Cost of living: Liz Truss and Rishi Sunak feel the heat

London(UK)- Liz Truss and Rishi Sunak are coming under growing pressure to explain how they would help British families with the cost of living crisis this autumn.

With inflation set to spike above 13% in October, the energy price cap expected to surge and a recession forecast by the year’s end, economic policy has become the defining issue of the Conservative leadership campaign.

A row broke out over the weekend after Ms Truss told the Financial Times that she planned to lower taxes rather than offer handouts.

This prompted a swift rebuke from Mr Sunak, who said it is “simply wrong to rule out further direct support” for struggling families this winter.

Supporters of Ms Truss later told Sky News that her remarks had been “misinterpreted”.

Mr Brown, himself an ex-chancellor, is calling for the COBRA emergency committee to sit in a “permanent session” during the current crisis.

He is also calling for parliament to be recalled as urgent unless Boris Johnson and both Tory leadership candidates can agree on an emergency budget in the coming days.

In the Daily Mirror, Mr Brown said: “Even if Boris Johnson has now gone on holiday, his deputies should be negotiating hard to buy new oil and gas supplies from other countries, and they should be urgently creating the extra storage capacity that we currently lack.”

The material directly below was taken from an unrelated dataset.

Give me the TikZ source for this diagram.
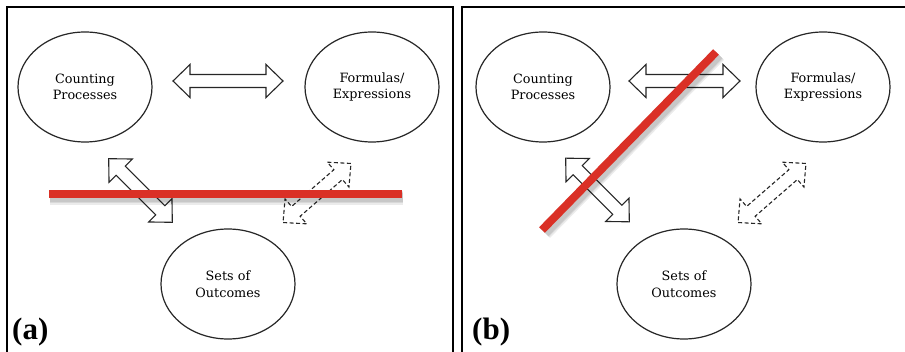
\documentclass[tikz,border=0pt]{standalone}
\usepackage{fontspec}
\setmainfont{DejaVu Serif}
\newfontfamily\labelfont{Liberation Serif}
\usetikzlibrary{shapes.geometric}
\definecolor{redline}{RGB}{218,48,38}
\begin{document}
\begin{tikzpicture}[x=1pt,y=-1pt,
  oval/.style={ellipse, draw=black!85, line width=1.2pt, minimum width=134pt, minimum height=110pt, inner sep=0pt, align=center, font=\fontsize{12.8}{16.5}\selectfont},
  pics/blockarr/.style={code={
    \pgfmathsetmacro\hl{#1/2}
    \pgfmathsetmacro\hb{#1/2-17}
    \path[pic actions] (-\hl,0) -- (-\hb,16.5) -- (-\hb,6.5) -- (\hb,6.5) -- (\hb,16.5) -- (\hl,0)
      -- (\hb,-16.5) -- (\hb,-6.5) -- (-\hb,-6.5) -- (-\hb,-16.5) -- cycle;
  }},
  arrowlook/.style={draw=black!85, fill=white, line width=1.1pt, line join=miter},
  dashlook/.style={arrowlook, dash pattern=on 4pt off 2.5pt},
  panel/.style={draw=black, line width=2pt},
  cross/.style={draw=redline, line width=8pt},
  crossshadow/.style={draw=black, opacity=0.08, line width=#1},
  panellabel/.style={font=\labelfont\bfseries\fontsize{31}{31}\selectfont, anchor=base west, inner sep=0pt}
]
\useasboundingbox[fill=white] (0,0) rectangle (905,352);
% panels
\draw[panel] (7,370) -- (7,7) -- (453,7) -- (453,370);
\draw[panel] (462,370) -- (462,7) -- (920,7);
\node[panellabel] (la) at (12,340) {(a)};
\node[panellabel] (lb) at (472,340) {(b)};

% ---- panel (a)
\node[oval] (cpA) at (85,87) {Counting\\Processes};
\node[oval] (feA) at (372,87) {Formulas/\\Expressions};
\node[oval] (soA) at (228,284) {Sets of\\Outcomes};
\pic[arrowlook] (hA) at (228,81) {blockarr=110};
\pic[arrowlook, rotate=-45] (dA) at (140.5,190.5) {blockarr=90};
\pic[dashlook, rotate=41] (tA) at (317,193) {blockarr=90};
\coordinate (ra1) at (49,194);
\coordinate (ra2) at (402,194);
\foreach \w in {14,11,9} \draw[crossshadow=\w pt] ([shift={(1,4)}]ra1) -- ([shift={(1,4)}]ra2);
\draw[cross] (ra1) -- (ra2);

% ---- panel (b)
\node[oval] (cpB) at (543,87) {Counting\\Processes};
\node[oval] (feB) at (823,87) {Formulas/\\Expressions};
\node[oval] (soB) at (684,284) {Sets of\\Outcomes};
\pic[arrowlook] (hB) at (684.5,81) {blockarr=111};
\pic[arrowlook, rotate=-45] (dB) at (597.5,190) {blockarr=90};
\pic[dashlook, rotate=41] (tB) at (772,193) {blockarr=90};
\coordinate (rb1) at (542,230);
\coordinate (rb2) at (716,52);
\foreach \w in {14,11,9} \draw[crossshadow=\w pt] ([shift={(3,3)}]rb1) -- ([shift={(3,3)}]rb2);
\draw[cross] (rb1) -- (rb2);
\end{tikzpicture}
\end{document}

And he warned that some of the tax cuts proposed throughout the leadership race “will not benefit those who are poor”.

Over the weekend, a report commissioned by Mr Brown warned some low-income families are up to £1,600 a year worse off as a result of the cost of living crisis following a triple blow to their earnings – even after government support is taken into account.

While working-age households on Universal Credit and other means-tested benefits are getting up to £1,200 additional help, poverty expert Professor Donald Hirsch said these measures had been overshadowed.